The essence of such an auction in Belarussian insolvency proceedings is that the initial and minimum prices (below which the object cannot be sold) are set and starting from the second hour, in the absence of bids, the price is reduced by one step, which cannot be less than 5% of the initial price. The minimum price shall not be less than 60% of the initial one, and not less than 20% of the initial price – for rebidding. Though the Resolution has been recently adopted, the practice has already revealed a number of gaps and application issues.
One of the gaps was the absence of a body authorised to set a minimum price. But the Ministry of Economy has published an official explanation, which refers it to the competence of the meeting of creditors. The meeting can also decide to transfer the competence to the creditors’ committee or the anti-crisis manager.
Some of the provisions of the Resolution are in contradiction with the provisions of the law on insolvency (bankruptcy) proceedings (e.g., electronic auction is held without creating a commission). The judicial authorities are of the opinion that bankruptcy proceedings should be conducted only in accordance with the legislative acts on insolvency (bankruptcy), but not with the ministries’ acts, as it is prescribed by the Economic Procedural Code. Moreover, some anti-crisis managers also stand on this position on penalty of administrative and criminal liability for violation of the legislation on insolvency.
The Department for Sanitation and Bankruptcy of the Ministry of Economy (the “Department”) clarified the status of these documents (the Resolution, letters and information on the official sites of the Ministry of Economy and the Department): this is the official position of the Ministry of Economy and the Department, and it is a guide to action for anticrisis managers.

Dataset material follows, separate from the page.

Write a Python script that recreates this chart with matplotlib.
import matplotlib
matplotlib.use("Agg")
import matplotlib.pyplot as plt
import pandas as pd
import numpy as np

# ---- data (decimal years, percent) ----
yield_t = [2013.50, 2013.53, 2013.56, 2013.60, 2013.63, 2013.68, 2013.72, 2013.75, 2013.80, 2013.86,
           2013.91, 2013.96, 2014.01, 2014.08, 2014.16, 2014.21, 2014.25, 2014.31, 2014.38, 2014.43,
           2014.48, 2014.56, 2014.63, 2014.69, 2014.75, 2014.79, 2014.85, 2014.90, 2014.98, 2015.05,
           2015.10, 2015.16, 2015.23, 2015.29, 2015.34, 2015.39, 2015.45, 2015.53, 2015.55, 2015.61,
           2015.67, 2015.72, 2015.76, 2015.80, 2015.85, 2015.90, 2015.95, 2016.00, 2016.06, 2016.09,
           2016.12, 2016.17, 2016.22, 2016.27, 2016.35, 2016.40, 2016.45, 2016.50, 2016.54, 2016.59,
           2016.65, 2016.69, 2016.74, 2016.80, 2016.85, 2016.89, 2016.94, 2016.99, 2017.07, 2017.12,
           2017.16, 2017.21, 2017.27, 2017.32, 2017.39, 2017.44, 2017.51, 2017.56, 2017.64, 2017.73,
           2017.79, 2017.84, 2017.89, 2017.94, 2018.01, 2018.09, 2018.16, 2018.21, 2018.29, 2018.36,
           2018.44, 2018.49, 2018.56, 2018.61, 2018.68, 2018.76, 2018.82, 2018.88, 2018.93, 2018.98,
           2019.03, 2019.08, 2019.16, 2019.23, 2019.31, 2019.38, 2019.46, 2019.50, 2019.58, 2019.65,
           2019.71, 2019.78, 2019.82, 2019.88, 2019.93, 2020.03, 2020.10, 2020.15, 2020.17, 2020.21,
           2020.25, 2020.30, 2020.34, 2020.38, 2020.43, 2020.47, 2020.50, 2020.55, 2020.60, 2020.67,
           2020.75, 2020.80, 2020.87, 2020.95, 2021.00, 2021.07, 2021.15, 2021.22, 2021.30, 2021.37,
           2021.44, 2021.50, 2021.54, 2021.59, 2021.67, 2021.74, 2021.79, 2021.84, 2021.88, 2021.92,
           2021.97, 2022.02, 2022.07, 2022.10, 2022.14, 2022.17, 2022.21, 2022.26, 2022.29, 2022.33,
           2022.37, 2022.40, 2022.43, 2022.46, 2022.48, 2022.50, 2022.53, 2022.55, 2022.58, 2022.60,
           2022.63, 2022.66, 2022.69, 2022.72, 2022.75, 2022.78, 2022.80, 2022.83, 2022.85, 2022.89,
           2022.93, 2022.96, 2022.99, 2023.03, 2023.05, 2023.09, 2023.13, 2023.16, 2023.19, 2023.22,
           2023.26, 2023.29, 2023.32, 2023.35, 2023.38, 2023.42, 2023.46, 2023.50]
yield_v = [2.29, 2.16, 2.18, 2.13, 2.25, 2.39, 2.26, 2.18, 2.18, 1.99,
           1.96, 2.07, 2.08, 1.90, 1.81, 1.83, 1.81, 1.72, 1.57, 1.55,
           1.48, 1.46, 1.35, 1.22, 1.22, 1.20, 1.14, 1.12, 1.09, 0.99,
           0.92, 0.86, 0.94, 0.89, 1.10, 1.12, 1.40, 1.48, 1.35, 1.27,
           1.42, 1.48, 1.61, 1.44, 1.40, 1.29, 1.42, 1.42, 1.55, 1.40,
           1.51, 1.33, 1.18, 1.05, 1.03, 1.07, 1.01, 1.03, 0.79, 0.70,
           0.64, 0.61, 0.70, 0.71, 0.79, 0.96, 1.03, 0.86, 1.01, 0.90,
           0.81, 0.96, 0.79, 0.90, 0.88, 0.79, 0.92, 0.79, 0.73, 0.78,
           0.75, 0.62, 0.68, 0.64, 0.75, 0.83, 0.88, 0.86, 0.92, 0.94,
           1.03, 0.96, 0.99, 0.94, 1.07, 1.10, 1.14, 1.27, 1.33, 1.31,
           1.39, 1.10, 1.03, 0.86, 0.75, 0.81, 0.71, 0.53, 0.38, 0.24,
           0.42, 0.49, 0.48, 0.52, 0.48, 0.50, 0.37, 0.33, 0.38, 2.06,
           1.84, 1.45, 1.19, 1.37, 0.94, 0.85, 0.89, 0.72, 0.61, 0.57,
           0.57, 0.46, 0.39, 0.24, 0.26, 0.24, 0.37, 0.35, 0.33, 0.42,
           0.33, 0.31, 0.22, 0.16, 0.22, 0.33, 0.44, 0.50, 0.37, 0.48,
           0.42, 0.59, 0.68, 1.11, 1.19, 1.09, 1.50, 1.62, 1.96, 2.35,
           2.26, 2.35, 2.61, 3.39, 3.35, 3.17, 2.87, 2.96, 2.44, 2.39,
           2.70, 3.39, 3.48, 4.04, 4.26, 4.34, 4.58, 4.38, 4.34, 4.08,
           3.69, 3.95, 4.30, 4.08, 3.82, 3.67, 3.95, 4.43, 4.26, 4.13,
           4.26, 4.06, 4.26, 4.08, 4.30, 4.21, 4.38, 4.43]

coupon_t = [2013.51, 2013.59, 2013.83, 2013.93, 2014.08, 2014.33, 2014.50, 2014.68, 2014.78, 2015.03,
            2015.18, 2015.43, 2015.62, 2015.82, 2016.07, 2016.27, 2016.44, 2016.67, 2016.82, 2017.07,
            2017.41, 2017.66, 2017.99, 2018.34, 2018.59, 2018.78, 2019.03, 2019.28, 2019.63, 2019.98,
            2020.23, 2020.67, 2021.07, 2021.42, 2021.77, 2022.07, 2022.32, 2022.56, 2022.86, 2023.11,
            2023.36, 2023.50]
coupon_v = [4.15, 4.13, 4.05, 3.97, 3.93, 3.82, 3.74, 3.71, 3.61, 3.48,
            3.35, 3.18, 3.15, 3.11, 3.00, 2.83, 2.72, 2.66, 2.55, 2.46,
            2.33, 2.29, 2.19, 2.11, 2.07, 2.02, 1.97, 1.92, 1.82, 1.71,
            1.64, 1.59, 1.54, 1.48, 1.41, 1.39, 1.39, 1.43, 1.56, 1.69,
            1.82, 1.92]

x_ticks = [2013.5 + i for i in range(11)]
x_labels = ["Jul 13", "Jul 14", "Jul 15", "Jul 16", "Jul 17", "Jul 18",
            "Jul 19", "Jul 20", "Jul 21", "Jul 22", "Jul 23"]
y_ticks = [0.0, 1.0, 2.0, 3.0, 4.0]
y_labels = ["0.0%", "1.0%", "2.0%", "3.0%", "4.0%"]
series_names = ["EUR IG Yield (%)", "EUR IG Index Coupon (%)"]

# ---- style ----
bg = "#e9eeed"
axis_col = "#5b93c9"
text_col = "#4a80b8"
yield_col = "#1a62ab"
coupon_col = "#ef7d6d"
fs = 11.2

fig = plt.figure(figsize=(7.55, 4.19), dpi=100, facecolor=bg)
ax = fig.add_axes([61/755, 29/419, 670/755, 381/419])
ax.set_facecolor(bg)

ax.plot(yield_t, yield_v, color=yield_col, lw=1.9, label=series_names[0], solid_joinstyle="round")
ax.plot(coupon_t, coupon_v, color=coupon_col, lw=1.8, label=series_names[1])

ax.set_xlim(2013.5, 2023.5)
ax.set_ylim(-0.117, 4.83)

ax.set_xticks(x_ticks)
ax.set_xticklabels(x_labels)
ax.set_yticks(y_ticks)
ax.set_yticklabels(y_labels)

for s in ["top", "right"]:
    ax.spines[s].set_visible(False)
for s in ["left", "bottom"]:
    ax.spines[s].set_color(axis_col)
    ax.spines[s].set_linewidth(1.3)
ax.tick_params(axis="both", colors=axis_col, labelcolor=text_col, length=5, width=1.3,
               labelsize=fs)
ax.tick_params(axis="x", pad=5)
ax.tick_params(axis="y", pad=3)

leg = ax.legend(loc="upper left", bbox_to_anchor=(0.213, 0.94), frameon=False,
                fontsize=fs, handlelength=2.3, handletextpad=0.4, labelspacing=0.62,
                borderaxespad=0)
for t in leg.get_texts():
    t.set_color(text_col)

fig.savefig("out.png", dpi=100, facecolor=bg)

According to the Department data, only about 30-35% of bankrupt companies’ property sales are carried out through an electronic auction. The Director of the Department has set a task for the anti-crisis managers to bring the number of electronic auctions to 70% by summer 2020. Following the results of the World Bank’s research “Doing Business” in 190 countries, Belarus ranks 74th in the section “resolving insolvency”. Despite the rapid duration (on average 1.5 years) and low financial costs of the procedure, the debt repayment ratio is low. However, compared to 2019, the Ministry of Economy notes an increase in the debt repayment ratio. The introduction of the Dutch auction method will help improve this indicator.